▶ [Task prompt] Pull every line holding the string "that" from the records below.

============================================================

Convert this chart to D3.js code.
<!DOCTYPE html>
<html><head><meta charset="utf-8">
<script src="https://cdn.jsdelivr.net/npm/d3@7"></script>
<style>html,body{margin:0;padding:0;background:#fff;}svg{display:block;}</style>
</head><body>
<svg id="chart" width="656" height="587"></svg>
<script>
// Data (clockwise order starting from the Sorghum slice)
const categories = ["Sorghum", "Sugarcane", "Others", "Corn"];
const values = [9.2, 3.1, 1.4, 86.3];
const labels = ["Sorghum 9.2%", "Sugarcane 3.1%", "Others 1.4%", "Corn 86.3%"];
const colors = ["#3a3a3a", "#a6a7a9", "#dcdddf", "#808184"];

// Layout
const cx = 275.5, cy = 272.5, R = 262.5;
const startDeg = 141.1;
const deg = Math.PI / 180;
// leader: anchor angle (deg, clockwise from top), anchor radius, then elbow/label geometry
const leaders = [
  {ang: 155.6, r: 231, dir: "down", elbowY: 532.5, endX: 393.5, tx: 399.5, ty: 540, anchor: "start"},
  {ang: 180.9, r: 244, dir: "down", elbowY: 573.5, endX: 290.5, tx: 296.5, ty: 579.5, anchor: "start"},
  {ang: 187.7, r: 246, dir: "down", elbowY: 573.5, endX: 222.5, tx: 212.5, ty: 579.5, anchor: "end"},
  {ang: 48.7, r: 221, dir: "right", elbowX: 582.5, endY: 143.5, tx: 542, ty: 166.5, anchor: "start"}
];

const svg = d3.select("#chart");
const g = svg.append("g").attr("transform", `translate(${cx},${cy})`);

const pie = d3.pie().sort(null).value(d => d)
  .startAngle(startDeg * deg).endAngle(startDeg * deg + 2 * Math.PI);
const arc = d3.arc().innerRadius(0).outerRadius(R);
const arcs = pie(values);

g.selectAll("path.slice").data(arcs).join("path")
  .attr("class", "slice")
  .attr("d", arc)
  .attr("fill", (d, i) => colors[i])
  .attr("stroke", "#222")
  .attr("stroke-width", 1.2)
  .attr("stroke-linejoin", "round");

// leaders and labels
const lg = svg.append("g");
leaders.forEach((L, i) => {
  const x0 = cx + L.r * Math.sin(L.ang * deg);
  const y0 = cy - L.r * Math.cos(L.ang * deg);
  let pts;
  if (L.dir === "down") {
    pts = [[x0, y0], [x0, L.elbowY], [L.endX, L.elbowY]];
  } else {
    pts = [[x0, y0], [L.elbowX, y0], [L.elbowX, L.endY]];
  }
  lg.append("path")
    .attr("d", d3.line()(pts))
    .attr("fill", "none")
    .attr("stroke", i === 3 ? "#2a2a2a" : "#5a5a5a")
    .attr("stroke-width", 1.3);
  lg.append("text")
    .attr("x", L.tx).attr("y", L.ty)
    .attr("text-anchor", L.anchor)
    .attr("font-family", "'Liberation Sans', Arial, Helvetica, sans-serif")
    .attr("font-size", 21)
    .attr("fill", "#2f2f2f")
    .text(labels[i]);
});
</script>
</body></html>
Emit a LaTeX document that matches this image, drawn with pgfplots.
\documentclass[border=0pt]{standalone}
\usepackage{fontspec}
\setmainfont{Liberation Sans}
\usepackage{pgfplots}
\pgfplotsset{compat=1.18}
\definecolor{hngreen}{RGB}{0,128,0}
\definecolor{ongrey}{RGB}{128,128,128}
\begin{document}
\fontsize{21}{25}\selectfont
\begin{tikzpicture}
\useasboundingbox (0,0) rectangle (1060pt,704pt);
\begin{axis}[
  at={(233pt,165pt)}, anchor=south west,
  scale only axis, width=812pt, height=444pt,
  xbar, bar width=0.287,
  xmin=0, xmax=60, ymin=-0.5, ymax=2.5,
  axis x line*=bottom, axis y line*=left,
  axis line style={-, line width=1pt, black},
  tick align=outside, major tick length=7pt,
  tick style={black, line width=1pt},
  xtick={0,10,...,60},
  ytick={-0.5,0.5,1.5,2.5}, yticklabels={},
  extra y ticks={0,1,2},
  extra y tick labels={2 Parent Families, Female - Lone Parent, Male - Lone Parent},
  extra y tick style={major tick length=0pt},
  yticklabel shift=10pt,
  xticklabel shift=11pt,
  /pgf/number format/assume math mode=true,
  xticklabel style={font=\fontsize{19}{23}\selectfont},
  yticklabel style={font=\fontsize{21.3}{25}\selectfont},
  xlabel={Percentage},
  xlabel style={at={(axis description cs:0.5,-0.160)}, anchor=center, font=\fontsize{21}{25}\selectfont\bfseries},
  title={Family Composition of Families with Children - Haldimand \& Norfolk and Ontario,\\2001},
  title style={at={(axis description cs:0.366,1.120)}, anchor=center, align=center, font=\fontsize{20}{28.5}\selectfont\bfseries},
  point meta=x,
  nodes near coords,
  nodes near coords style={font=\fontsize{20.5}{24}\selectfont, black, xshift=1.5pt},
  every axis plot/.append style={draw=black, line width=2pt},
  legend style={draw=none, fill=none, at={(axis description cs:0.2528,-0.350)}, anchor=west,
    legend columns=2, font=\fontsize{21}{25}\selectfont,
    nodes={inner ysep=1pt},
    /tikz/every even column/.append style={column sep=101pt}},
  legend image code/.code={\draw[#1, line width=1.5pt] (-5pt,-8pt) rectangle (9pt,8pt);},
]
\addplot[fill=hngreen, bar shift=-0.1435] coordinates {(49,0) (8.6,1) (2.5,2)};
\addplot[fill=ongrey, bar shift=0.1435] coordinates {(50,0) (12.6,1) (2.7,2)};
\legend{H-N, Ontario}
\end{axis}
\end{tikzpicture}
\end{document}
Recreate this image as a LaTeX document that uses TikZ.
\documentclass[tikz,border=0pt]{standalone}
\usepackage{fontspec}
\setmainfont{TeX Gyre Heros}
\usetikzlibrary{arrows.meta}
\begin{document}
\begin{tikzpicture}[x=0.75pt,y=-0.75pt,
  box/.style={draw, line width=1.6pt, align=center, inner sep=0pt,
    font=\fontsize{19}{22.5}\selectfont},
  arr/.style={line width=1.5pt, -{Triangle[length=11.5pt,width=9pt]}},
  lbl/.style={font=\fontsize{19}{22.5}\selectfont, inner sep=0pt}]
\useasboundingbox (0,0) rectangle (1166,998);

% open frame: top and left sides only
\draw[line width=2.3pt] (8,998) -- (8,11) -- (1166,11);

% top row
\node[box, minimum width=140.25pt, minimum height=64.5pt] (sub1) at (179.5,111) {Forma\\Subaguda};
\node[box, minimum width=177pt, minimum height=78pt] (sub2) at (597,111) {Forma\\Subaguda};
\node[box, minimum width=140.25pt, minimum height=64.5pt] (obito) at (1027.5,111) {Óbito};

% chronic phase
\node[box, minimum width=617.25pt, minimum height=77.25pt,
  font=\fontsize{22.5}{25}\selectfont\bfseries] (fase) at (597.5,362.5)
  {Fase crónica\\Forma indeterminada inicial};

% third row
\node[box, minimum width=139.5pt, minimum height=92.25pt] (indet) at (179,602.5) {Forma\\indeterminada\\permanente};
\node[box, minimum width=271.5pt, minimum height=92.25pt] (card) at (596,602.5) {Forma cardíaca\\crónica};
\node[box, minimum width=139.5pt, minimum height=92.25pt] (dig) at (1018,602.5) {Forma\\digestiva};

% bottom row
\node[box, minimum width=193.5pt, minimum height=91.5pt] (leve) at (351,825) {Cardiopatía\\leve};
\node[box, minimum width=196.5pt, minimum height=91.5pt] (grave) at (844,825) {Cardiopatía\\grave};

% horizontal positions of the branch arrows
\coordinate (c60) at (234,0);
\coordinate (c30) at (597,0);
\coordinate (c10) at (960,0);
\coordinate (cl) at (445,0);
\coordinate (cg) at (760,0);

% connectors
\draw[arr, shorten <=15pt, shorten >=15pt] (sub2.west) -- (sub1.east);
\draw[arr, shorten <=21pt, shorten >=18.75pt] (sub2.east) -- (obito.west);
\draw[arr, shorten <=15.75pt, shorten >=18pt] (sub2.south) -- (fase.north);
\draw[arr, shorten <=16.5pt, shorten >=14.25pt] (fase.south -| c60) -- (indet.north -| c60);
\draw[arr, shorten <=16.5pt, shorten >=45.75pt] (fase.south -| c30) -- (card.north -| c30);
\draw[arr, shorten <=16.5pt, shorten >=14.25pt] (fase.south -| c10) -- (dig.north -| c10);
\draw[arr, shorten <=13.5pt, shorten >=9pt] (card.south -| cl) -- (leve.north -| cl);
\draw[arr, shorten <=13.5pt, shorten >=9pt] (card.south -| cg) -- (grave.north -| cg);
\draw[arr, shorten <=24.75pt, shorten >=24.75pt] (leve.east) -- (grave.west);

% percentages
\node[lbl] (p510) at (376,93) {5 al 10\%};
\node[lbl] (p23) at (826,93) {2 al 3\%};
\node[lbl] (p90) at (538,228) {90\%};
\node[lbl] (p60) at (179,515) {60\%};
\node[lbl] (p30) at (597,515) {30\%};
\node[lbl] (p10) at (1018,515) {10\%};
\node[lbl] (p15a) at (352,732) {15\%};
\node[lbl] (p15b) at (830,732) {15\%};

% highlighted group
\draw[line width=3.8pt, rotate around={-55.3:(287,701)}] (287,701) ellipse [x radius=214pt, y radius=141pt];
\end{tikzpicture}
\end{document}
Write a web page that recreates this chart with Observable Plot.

============================================================

▶ [Correct output]
Emit a LaTeX document that matches this image, drawn with pgfplots.
Recreate this image as a LaTeX document that uses TikZ.
Write a web page that recreates this chart with Observable Plot.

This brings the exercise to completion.